With the new school year starting up and having to make sure all my ducks are in a row, I admit to having anxiety. I keep telling myself I will get done all that needs to get done. I need to check all the financial loans- make sure everything is being paid- make sure I budget my life down to a very exact amount.
I have learned at this middle age it takes a while for energy to settle. Everything NEW is a bit unsettled. For me, it takes gathering up energy before a new event happens, I can see myself gathering energy- as if harvesting from a field of golden wheat. I keep gathering and cutting and placing the energy into a reservoir. In real life it translates to sleeping more, or catching a cold.

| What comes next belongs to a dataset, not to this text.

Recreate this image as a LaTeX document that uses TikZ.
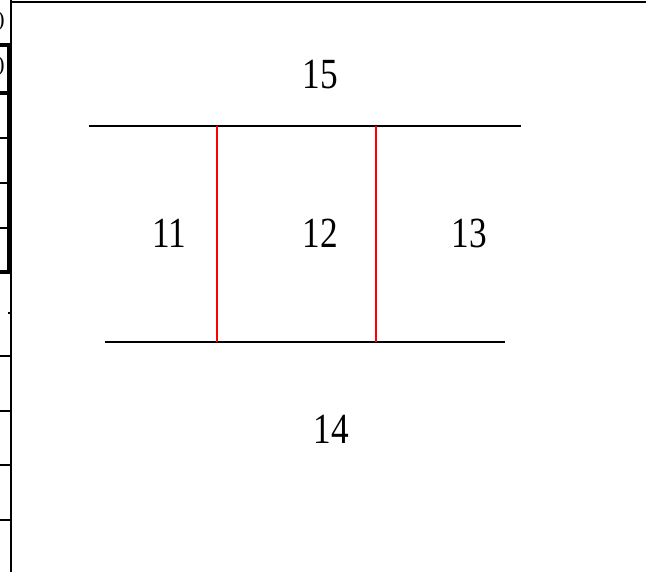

My body, mind and spirit knows it will be in high gear next week, classes WILL begin and I will be fully present demanding much of myself. Putting my all into every class. THIS is no small event, returning to college at this age. THIS IS MY LIFE. I have left all that is familiar behind.I want validation at this stage in my life. I want to earn the A plus in every class. I am preparing mentally for working harder than I worked last year. I will practically be living at the school!
There is a imaginary warrior/priestess mask and robe that I slip into for that first day of class. This first year of school here in San Francisco has taught me much about myself- has revealed the "Art Priestess" in me. (grinning) She is filled with grace and serenity. She, knows how hard it is to create, prefect and refine art. And SHE is up for the challenge.

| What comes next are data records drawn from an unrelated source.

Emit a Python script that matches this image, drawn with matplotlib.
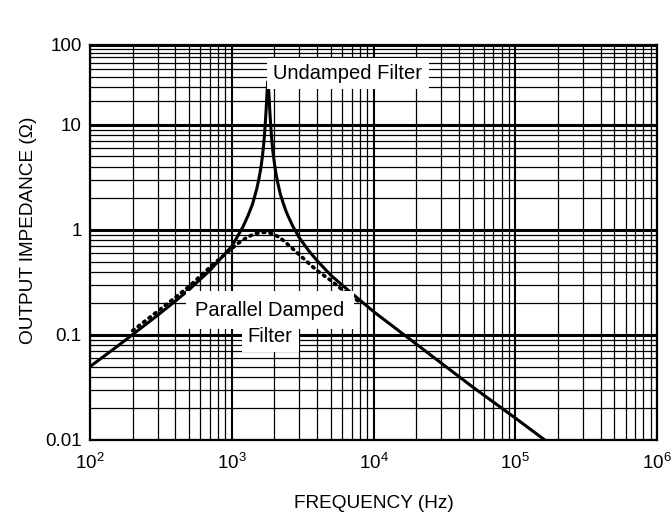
import matplotlib
matplotlib.use("Agg")
import matplotlib.pyplot as plt
import matplotlib.ticker as mticker
import numpy as np

plt.rcParams['font.family'] = ['Liberation Sans', 'DejaVu Sans']
plt.rcParams['mathtext.fontset'] = 'custom'
plt.rcParams['mathtext.rm'] = 'Liberation Sans'
plt.rcParams['mathtext.default'] = 'regular'

# undamped LC filter (solid)
freq_undamped = [100, 150, 200, 300, 400, 500, 700, 1000, 1100, 1200, 1300, 1400, 1500,
                 1550, 1600, 1625, 1650, 1675, 1700, 1725, 1750, 1760, 1775, 1790, 1800,
                 1810, 1825, 1840, 1850, 1875, 1900, 1925, 1950, 2000, 2050, 2100, 2200,
                 2300, 2400, 2500, 2700, 3000, 3500, 4000, 5000, 7000, 10000, 20000,
                 50000, 100000, 160000]
z_undamped = [0.050, 0.075, 0.101, 0.154, 0.21, 0.27, 0.41, 0.70, 0.87, 1.07, 1.36, 1.75, 2.45,
              3.0, 3.8, 4.4, 5.2, 6.25, 7.9, 10.6, 15.9, 20, 26, 32, 35,
              32, 26, 20.5, 16.5, 11.0, 8.3, 6.7, 5.6, 4.3, 3.45, 2.9, 2.2,
              1.82, 1.54, 1.35, 1.08, 0.84, 0.63, 0.51, 0.37, 0.25, 0.167, 0.082,
              0.032, 0.0162, 0.0101]

# parallel damped filter (dotted)
freq_damped = [200, 300, 400, 500, 700, 900, 1100, 1300, 1500, 1700, 1900, 2200,
               2600, 3000, 3500, 4000, 5000, 6000, 7000, 8000]
z_damped = [0.110, 0.168, 0.228, 0.29, 0.44, 0.59, 0.74, 0.86, 0.93, 0.95, 0.93, 0.84,
            0.69, 0.58, 0.48, 0.41, 0.33, 0.27, 0.235, 0.205]

x_major = [1e2, 1e3, 1e4, 1e5, 1e6]
x_labels = ['$10^{2}$', '$10^{3}$', '$10^{4}$', '$10^{5}$', '$10^{6}$']
y_major = [0.01, 0.1, 1, 10, 100]
y_labels = ['0.01', '0.1', '1', '10', '100']

TOP_SQUEEZE = 0.76  # the 10..100 decade is drawn shorter than the others


def fwd(y):
    t = np.log10(np.maximum(np.asarray(y, dtype=float), 1e-300))
    return np.where(t > 1, 1 + TOP_SQUEEZE * (t - 1), t)


def inv(u):
    u = np.asarray(u, dtype=float)
    return np.where(u > 1, 10 ** (1 + (u - 1) / TOP_SQUEEZE), 10 ** u)


def main():
    fig = plt.figure(figsize=(6.72, 5.18), dpi=100)
    ax = fig.add_axes([90 / 672, 78 / 518, 567 / 672, 395 / 518])

    ax.set_xscale('log')
    ax.set_yscale('function', functions=(fwd, inv))
    ax.set_xlim(1e2, 1e6)
    ax.set_ylim(0.01, 100)

    ax.xaxis.set_major_locator(mticker.FixedLocator(x_major))
    ax.xaxis.set_minor_locator(mticker.FixedLocator(
        [k * 10.0 ** n for n in range(2, 6) for k in range(2, 10)]))
    ax.xaxis.set_major_formatter(mticker.FixedFormatter(x_labels))
    ax.xaxis.set_minor_formatter(mticker.NullFormatter())

    ax.yaxis.set_major_locator(mticker.FixedLocator(y_major))
    ax.yaxis.set_minor_locator(mticker.FixedLocator(
        [k * 10.0 ** n for n in range(-2, 2) for k in range(2, 10)]))
    ax.yaxis.set_major_formatter(mticker.FixedFormatter(y_labels))
    ax.yaxis.set_minor_formatter(mticker.NullFormatter())

    ax.set_axisbelow(True)
    ax.grid(True, which='major', axis='x', color='black', lw=1.5)
    ax.grid(True, which='major', axis='y', color='black', lw=2.2)
    ax.grid(True, which='minor', color='black', lw=0.9)

    ax.tick_params(which='both', length=0)
    ax.tick_params(axis='x', which='major', pad=9, labelsize=13.5)
    ax.tick_params(axis='y', which='major', pad=6, labelsize=13.5)
    for s in ax.spines.values():
        s.set_linewidth(1.6)

    ax.plot(freq_undamped, z_undamped, color='black', lw=2.2, zorder=3)
    ax.plot(freq_damped, z_damped, color='black', lw=2.6,
            linestyle=(0, (0.5, 1.4)), dash_capstyle='round', zorder=3)

    box = dict(boxstyle='square,pad=0.3', fc='white', ec='none')
    ax.text(0.455, 0.927, 'Undamped Filter', transform=ax.transAxes,
            ha='center', va='center', fontsize=14.5, bbox=box, zorder=4)
    ax.text(0.3175, 0.329, 'Parallel Damped', transform=ax.transAxes,
            ha='center', va='center', fontsize=14.5,
            bbox=dict(boxstyle='square,pad=0.45', fc='white', ec='none'), zorder=4)
    ax.text(0.318, 0.261, 'Filter', transform=ax.transAxes,
            ha='center', va='center', fontsize=14.5, bbox=box, zorder=4)

    ax.set_xlabel('FREQUENCY (Hz)', fontsize=13.7)
    ax.xaxis.set_label_coords(0.5, -0.14)
    ax.set_ylabel('OUTPUT IMPEDANCE (Ω)', fontsize=13.7)
    ax.yaxis.set_label_coords(-0.093, 0.532)

    fig.savefig('out.png', dpi=100)


if __name__ == "__main__":
    main()
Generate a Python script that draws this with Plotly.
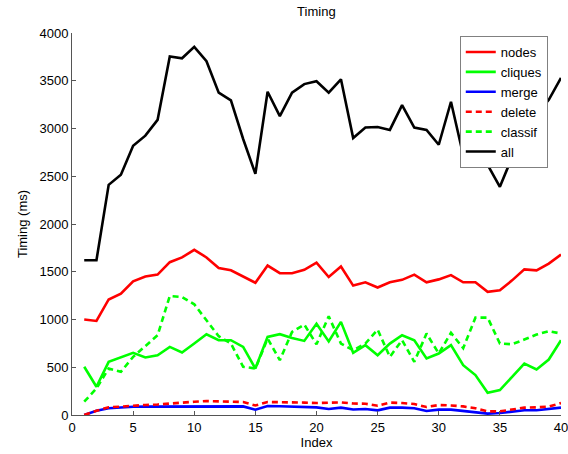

Art has given me wings. I am obsessed with wings an see myself having wings to fly into the safe nest of the sun, were I rest. I didn't always have wings, I ran along the surface of the earth, trudging through mud and swamps and stumbling over uneven ground.
I needed that time of falling. Again and again I fell and again and again I GOT UP. I kept looking to the sun, and to the sunsets and eventually I found myself sitting beside the beach. I had run out of land upon which I stumbled. I had come to the edge of me.
I will insert a conversation I had with my daughter, Margaret. I had asked her what she thought heaven was, and I will always remember her perspective on it. She felt when we died we went to the beach, to have a huge party with all of the loved ones we had ever known. We ate and danced and shared stories across a bon fire upon the beach. Then when all the stories have been told and the silence wraps around your like a warm hug it is time to go swimming.
The sun is shining and the water is a glorious rejuvenating swim. Swimming toward the horizon we continue until the sun starts setting and then we swim toward it. Then the arms become an automated movement and the golden sky slowly fades to purples and then the stars come out. We continue swimming. The muscles in our body become jelly. We swim and kick and breathe in a world where everything is black. The stars become the phosphorous particles and we are swimming in stars and the non gravitational water become the sky and we become one with everything.
When we die we go back to the great waters of nothing and everything. THIS is my daughter's magnificent perception of returning to God.
Thank you Margaret Parsons for your incredible "seeing" ability! (smiling hugs) I am blessed to have you as my daughter. I love the bones of you!! (grining)
We are all stumbling upon our path, and continue until we reach the waters edge. Then we swim and then we FLY!